— И ты считаешь, что у них есть свой ниндзя? — спросила Молли.
— Смит думает, что да.
— Дорогое удовольствие, — заметила девушка. — Интересно, где он сейчас, этот ниндзя — коротышка?
— Возможно, они его заморозили. До следующей необходимости.
— Ладно, — сказал Кейс, — мы знаем, что Армитидж получает свои башли от ИскИна по имени Уинтермьют. Ну и какой от этого толк?
— Пока никакого, — пожала плечами Молли, — но теперь у тебя появляется небольшое побочное развлечение.
Она вынула из кармана сложенный листок бумаги и подала Кейсу. Тот развернул его. Сетевые координаты и пароль входа.
— Кто это?
— Армитидж. Какая — то его база данных. Я получила эти сведения от Котов. За дополнительное вознаграждение. Где это?
— В Лондоне, — сказал Кейс.
— Ну так взломай, — засмеялась Молли. — Покажи, что ты не даром ешь свой хлеб.
Кейс дожидался на переполненной платформе местного поезда "Транс — СОБА". Молли давно вернулась на чердак с конструктом Флэтлайна в зеленой сумке, а Кейс все это время пил, не просыхая.

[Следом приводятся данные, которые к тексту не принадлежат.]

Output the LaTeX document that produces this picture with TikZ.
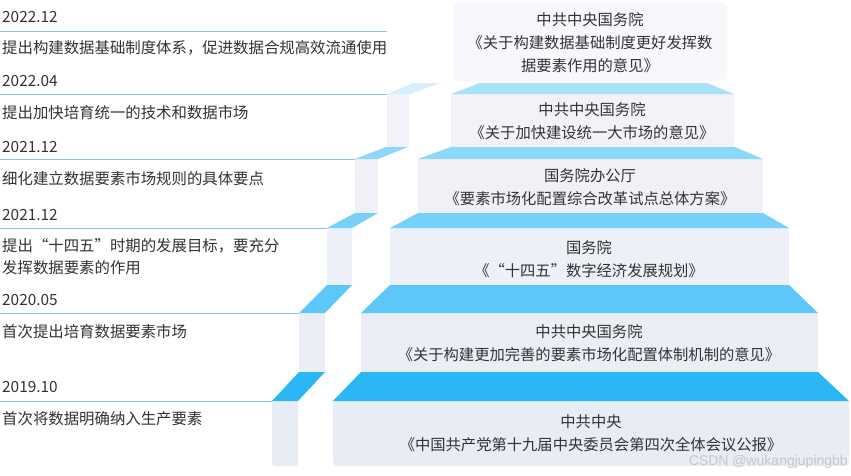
\documentclass[tikz,border=0pt]{standalone}
\usepackage{fontspec}
\newfontfamily\cjk{Noto Sans CJK SC}
\newfontfamily\wmfont{Liberation Sans}
\definecolor{b1}{HTML}{2BB7F6}
\definecolor{b2}{HTML}{5CC7F8}
\definecolor{b3}{HTML}{76D0F9}
\definecolor{b4}{HTML}{8CD8F9}
\definecolor{b5}{HTML}{A8E2FA}
\definecolor{b6}{HTML}{D5EFFB}
\definecolor{g1}{HTML}{E8ECF4}
\definecolor{g2}{HTML}{EBEEF5}
\definecolor{g3}{HTML}{EDF0F6}
\definecolor{g4}{HTML}{EFF1F7}
\definecolor{g5}{HTML}{F1F3F8}
\definecolor{g6}{HTML}{F7F8FB}
\definecolor{ln}{HTML}{7EC6E9}
\definecolor{txt}{HTML}{333333}
\definecolor{wm}{HTML}{C4C7CD}
\tikzset{
  lefttext/.style={anchor=west, inner sep=0pt, text=txt, font=\cjk\fontsize{15.4}{22}\selectfont, align=left},
  boxtext/.style={anchor=center, inner sep=0pt, text=txt, font=\cjk\fontsize{15.3}{23}\selectfont, align=center},
  dateline/.style={draw=ln, line width=0.9pt},
}
\begin{document}
\begin{tikzpicture}[x=1pt,y=-1pt]
\useasboundingbox (0,0) rectangle (851,475);
\fill[white] (0,0) rectangle (851,475);

% ---- left columns ----
% 2019.10
\fill[g1] (272,401) -- (272,463) arc[start angle=180,end angle=90,radius=3] -- (295,466) arc[start angle=90,end angle=0,radius=3] -- (298,401) -- cycle;
\fill[b1] (272,401) -- (298,401) -- (325,372) -- (299,372) -- cycle;
% 2020.05
\fill[g2] (299,313) rectangle (325,372);
\fill[b2] (299,313) -- (325,313) -- (352,285) -- (327,285) -- cycle;
% 2021.12 b
\fill[g3] (327,228) rectangle (352,285);
\fill[b3] (327,228) -- (352,228) -- (378,213) -- (355,213) -- cycle;
% 2021.12 a
\fill[g4] (355,159) rectangle (378,213);
\fill[b4] (355,159) -- (378,159) -- (408,147) -- (386,147) -- cycle;
% 2022.04
\fill[g5] (387,94) rectangle (409,147);
\fill[b6] (387,94) -- (410,94) -- (440,83) -- (413,83) -- cycle;

% ---- main steps ----
\fill[g1] (333,401) -- (333,462) arc[start angle=180,end angle=90,radius=4] -- (845,466) arc[start angle=90,end angle=0,radius=4] -- (849,401) -- cycle;
\fill[b1] (333,401) -- (849,401) -- (818,372) -- (361,372) -- cycle;
\fill[g2] (361,313) rectangle (818,372);
\fill[b2] (361,313) -- (818,313) -- (789,285) -- (390,285) -- cycle;
\fill[g3] (390,228) rectangle (789,285);
\fill[b3] (390,228) -- (789,228) -- (763,213) -- (418,213) -- cycle;
\fill[g4] (418,159) rectangle (763,213);
\fill[b4] (418,159) -- (763,159) -- (735,147) -- (451,147) -- cycle;
\fill[g5] (451,94) rectangle (734,147);
\fill[b5] (451,94) -- (734,94) -- (707,83) -- (480,83) -- cycle;
\fill[g6, rounded corners=6] (453,2) rectangle (727,81);

% ---- date lines ----
\coordinate (l6a) at (0,31);  \coordinate (l6b) at (387,31);
\coordinate (l5a) at (0,94);  \coordinate (l5b) at (387,94);
\coordinate (l4a) at (0,159); \coordinate (l4b) at (355,159);
\coordinate (l3a) at (0,228); \coordinate (l3b) at (327,228);
\coordinate (l2a) at (0,313); \coordinate (l2b) at (299,313);
\coordinate (l1a) at (0,401); \coordinate (l1b) at (272,401);
\draw[dateline] (l6a) -- (l6b);
\draw[dateline] (l5a) -- (l5b);
\draw[dateline] (l4a) -- (l4b);
\draw[dateline] (l3a) -- (l3b);
\draw[dateline] (l2a) -- (l2b);
\draw[dateline] (l1a) -- (l1b);

% ---- left texts ----
\node[lefttext] (d6) at (2,17) {2022.12};
\node[lefttext] (t6) at (2,48) {提出构建数据基础制度体系，促进数据合规高效流通使用};
\node[lefttext] (d5) at (2,81) {2022.04};
\node[lefttext] (t5) at (2,113) {提出加快培育统一的技术和数据市场};
\node[lefttext] (d4) at (2,147) {2021.12};
\node[lefttext] (t4) at (2,179) {细化建立数据要素市场规则的具体要点};
\node[lefttext] (d3) at (2,215) {2021.12};
\node[lefttext] (t3) at (2,257) {提出“十四五”时期的发展目标，要充分\\发挥数据要素的作用};
\node[lefttext] (d2) at (2,300) {2020.05};
\node[lefttext] (t2) at (2,332) {首次提出培育数据要素市场};
\node[lefttext] (d1) at (2,387) {2019.10};
\node[lefttext] (t1) at (2,419) {首次将数据明确纳入生产要素};

% ---- box texts ----
\node[boxtext] (s6) at (590,43) {中共中央国务院\\《关于构建数据基础制度更好发挥数\\据要素作用的意见》};
\node[boxtext] (s5) at (592,121) {中共中央国务院\\《关于加快建设统一大市场的意见》};
\node[boxtext] (s4) at (590,187) {国务院办公厅\\《要素市场化配置综合改革试点总体方案》};
\node[boxtext] (s3) at (589,259) {国务院\\《“十四五”数字经济发展规划》};
\node[boxtext] (s2) at (589,343) {中共中央国务院\\《关于构建更加完善的要素市场化配置体制机制的意见》};
\node[boxtext] (s1) at (591,433) {中共中央\\《中国共产党第十九届中央委员会第四次全体会议公报》};

% ---- watermark ----
\node[anchor=east, inner sep=0pt, text=wm, font=\wmfont\fontsize{14}{16}\selectfont] (wmk) at (848,462) {CSDN @wukangjupingbb};
\end{tikzpicture}
\end{document}
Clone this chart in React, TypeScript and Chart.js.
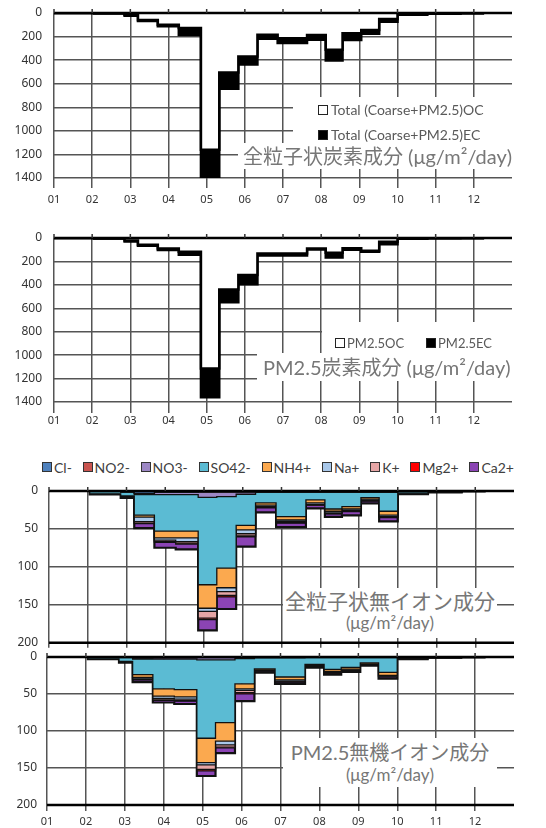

Странно и неприятно думать о Флэтлайне как о конструкте, как о кассете постоянной памяти, воспроизводящей профессиональное мастерство покойного, и его пунктики, и даже коленный рефлекс… Местный с грохотом приближался вдоль черной индукционной полосы, и из трещин в потолке туннеля посыпались тонкие струйки песка. Кейс втиснулся в ближайшую дверь и, когда поезд тронулся, стал разглядывать пассажиров. Двое последователей Христианской Науки, весьма хищные на вид, старались протиснуться к трио юных конторских техничек, на чьих запястьях в резком вагонном освещении влажно поблескивали розовые голографические влагалища. Девицы нервно облизывали идеальной формы губы и поглядывали на христианских научников из — под опущенных металлических век. Они были похожи на высоких, грациозных, экзотических животных, бессознательно покачивающихся в такт движению поезда; высокие каблуки, попиравшие серый металлический пол вагона, походили на полированные копытца. Не успели девушки упорхнуть от миссионеров куда глаза глядят, а поезд уже прибыл на станцию Кейса.
Кейс вышел из вагона и увидел парящую около стены станции голограмму белой сигары, под которой мигала стилизованная под японские иероглифы надпись латинскими буквами: "ФРИСАЙД". Пройдя сквозь толпу, Кейс встал прямо под рекламой и принялся изучать изображение. Ниже мигала надпись: "ЗАЧЕМ ОТКЛАДЫВАТЬ?". Белое тупоносое веретено, усеянное решетками, радиаторами, доками и куполами. Кейс видел эту или подобные ей рекламы тысячу раз. Они его не интересовали. При помощи деки он достигал банков Фрисайда с такой же легкостью, как и Атланты. Путешествия — это для мяса. Но теперь, разглядывая рекламу. Кейс заметил маленький, не больше монетки, значок, вплетенный в левый нижний угол призрачной ткани рекламы: "Т — Э".
Он вернулся на чердак, думая о Флэтлайне. Почти все девятнадцатое лето своей жизни он провел в "Джентльмене — Неудачнике", потягивая дорогое пиво и тараща глаза на ковбоев. Он ни разу еще не притронулся к деке, но твердо знал, чего хочет. В то лето в "Неудачнике" ошивалось не менее двадцати других окрыленных надеждами парнишек, каждый из которых хотел стать мальчиком на побегушках у какого — нибудь ковбоя. Единственный способ выучиться.
Все они слышали о Поли, деревенского вида жокее из окрестностей Атланты, который пережил мозговой коллапс, побывав за черным льдом. Слухи — смутные, уличные, которые только и были доступны мальчишкам — сходились в одном: Поли сделал невозможное. "Что — то колоссальное, — сообщал Кейсу (за кружку пива) другой будущий великий ковбой, — но вот что именно? Я слышал, что он вскрыл бразильскую платежную сеть. Так это или не так, но этот мужик побывал на том свете. Полный мозговой коллапс". И Кейс посмотрел в противоположный конец переполненного бара, где сидел коренастый парень с каким — то свинцовым цветом кожи.
— Понимаешь, мальчик, рассказывал ему Флэтлайн несколько месяцев спустя, уже в Майами, — я как эти здоровенные долбаные ящерицы, ну ты знаешь, у которых было два гребаных мозга, один в голове, а другой — в жопе, чтобы задними ногами двигать. Вот и я, вляпался в это черное говно, а задний мозг — ему хоть бы хны, работает как миленький.